Job: Leave the pictures out and retype the lines from the beginning through the line with "meas_x = xpos[:9]", both ends included.

Information given:
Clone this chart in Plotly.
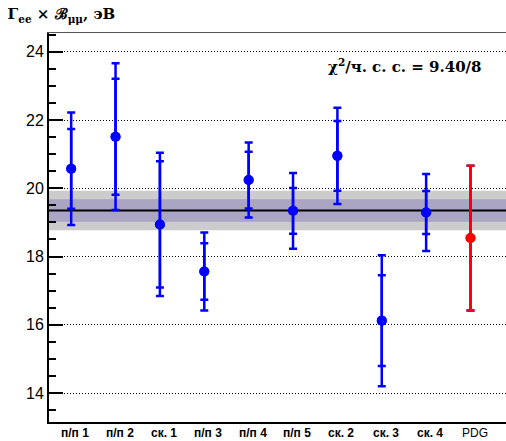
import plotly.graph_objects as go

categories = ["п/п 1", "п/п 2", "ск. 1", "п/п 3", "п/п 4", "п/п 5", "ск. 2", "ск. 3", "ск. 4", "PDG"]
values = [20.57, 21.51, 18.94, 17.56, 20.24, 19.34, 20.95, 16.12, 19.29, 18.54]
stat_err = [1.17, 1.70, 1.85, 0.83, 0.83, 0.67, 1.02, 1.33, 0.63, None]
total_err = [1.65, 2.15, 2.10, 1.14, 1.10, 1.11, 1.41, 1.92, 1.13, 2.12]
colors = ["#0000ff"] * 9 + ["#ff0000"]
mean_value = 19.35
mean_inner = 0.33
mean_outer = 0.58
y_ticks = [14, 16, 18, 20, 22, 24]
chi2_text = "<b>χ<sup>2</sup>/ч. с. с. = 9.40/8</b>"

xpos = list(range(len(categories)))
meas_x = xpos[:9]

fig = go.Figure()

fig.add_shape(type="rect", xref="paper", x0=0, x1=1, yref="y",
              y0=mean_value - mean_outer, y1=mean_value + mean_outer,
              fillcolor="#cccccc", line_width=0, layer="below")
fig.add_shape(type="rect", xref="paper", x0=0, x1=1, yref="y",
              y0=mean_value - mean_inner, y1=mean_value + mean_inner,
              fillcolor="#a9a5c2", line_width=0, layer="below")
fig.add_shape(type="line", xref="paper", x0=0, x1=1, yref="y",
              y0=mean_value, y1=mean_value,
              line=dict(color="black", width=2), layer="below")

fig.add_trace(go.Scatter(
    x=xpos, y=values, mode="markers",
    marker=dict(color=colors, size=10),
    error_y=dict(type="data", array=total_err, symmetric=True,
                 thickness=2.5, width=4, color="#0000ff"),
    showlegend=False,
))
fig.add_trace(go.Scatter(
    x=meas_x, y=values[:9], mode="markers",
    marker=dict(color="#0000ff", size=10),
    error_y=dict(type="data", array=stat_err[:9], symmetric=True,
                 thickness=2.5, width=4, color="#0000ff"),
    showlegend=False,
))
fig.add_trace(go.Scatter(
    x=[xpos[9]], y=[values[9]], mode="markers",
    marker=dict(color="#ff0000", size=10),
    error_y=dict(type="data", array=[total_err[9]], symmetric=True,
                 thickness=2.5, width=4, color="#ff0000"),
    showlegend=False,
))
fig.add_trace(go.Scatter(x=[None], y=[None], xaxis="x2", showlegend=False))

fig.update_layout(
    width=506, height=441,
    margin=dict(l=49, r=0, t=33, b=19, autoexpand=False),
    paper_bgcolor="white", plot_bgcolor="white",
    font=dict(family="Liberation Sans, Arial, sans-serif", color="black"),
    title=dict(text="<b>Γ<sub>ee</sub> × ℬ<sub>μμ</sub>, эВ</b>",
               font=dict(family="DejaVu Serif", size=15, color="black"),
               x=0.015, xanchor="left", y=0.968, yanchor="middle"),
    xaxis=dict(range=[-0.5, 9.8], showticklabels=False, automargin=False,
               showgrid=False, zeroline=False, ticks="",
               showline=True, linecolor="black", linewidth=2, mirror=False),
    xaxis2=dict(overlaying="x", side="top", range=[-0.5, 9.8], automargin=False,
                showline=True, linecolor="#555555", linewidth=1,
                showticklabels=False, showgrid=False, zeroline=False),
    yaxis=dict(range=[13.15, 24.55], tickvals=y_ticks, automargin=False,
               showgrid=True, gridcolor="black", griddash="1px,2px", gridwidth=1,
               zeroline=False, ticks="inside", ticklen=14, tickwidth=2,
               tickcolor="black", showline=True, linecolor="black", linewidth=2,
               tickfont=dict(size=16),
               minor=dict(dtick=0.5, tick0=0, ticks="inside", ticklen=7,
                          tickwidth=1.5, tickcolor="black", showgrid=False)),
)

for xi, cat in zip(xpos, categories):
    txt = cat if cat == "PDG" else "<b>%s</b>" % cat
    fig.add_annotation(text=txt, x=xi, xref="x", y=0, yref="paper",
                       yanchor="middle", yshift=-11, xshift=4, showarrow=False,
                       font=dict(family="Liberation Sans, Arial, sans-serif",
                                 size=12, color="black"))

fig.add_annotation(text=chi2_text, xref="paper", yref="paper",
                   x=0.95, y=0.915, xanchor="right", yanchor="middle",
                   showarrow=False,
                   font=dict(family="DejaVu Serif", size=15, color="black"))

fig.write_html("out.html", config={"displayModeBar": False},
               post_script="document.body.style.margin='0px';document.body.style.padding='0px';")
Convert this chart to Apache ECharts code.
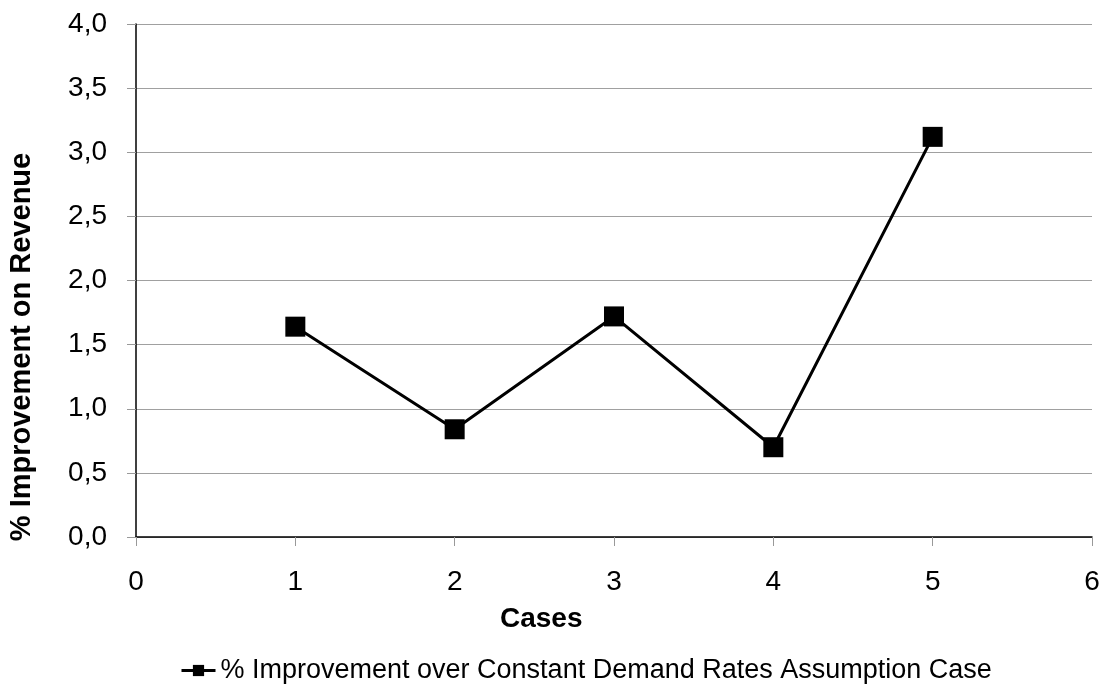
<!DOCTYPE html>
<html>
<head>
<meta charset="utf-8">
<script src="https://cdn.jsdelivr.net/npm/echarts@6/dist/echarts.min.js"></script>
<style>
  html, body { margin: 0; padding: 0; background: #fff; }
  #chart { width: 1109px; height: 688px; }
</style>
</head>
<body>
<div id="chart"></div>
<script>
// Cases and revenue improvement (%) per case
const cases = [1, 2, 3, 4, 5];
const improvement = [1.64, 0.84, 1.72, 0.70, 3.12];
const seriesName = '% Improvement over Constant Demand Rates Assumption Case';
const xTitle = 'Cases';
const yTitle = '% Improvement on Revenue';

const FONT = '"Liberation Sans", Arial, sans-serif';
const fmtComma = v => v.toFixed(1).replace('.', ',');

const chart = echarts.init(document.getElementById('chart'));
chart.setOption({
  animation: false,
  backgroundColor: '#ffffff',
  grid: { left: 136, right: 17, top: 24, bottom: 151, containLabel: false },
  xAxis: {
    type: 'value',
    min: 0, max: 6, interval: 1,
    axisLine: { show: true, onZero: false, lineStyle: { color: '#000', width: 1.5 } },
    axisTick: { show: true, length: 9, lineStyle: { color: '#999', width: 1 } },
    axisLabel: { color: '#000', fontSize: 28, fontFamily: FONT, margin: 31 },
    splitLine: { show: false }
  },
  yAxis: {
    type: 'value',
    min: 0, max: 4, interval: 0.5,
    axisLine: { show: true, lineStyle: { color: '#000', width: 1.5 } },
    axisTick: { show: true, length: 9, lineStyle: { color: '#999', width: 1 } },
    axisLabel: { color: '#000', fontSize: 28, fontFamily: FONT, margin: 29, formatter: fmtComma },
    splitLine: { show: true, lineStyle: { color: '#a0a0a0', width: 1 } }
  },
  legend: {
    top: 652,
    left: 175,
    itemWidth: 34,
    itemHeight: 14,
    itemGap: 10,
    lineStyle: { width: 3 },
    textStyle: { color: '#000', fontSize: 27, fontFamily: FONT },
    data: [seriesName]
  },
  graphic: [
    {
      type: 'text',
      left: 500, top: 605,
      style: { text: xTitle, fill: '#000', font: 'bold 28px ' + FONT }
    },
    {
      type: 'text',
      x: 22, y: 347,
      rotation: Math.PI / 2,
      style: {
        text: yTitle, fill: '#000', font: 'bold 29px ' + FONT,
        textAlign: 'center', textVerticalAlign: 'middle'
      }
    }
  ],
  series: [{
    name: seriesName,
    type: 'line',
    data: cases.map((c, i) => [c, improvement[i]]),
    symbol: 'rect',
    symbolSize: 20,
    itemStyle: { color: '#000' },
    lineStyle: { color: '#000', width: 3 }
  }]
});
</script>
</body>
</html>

The solution:
Clone this chart in Plotly.
import plotly.graph_objects as go

categories = ["п/п 1", "п/п 2", "ск. 1", "п/п 3", "п/п 4", "п/п 5", "ск. 2", "ск. 3", "ск. 4", "PDG"]
values = [20.57, 21.51, 18.94, 17.56, 20.24, 19.34, 20.95, 16.12, 19.29, 18.54]
stat_err = [1.17, 1.70, 1.85, 0.83, 0.83, 0.67, 1.02, 1.33, 0.63, None]
total_err = [1.65, 2.15, 2.10, 1.14, 1.10, 1.11, 1.41, 1.92, 1.13, 2.12]
colors = ["#0000ff"] * 9 + ["#ff0000"]
mean_value = 19.35
mean_inner = 0.33
mean_outer = 0.58
y_ticks = [14, 16, 18, 20, 22, 24]
chi2_text = "<b>χ<sup>2</sup>/ч. с. с. = 9.40/8</b>"

xpos = list(range(len(categories)))
meas_x = xpos[:9]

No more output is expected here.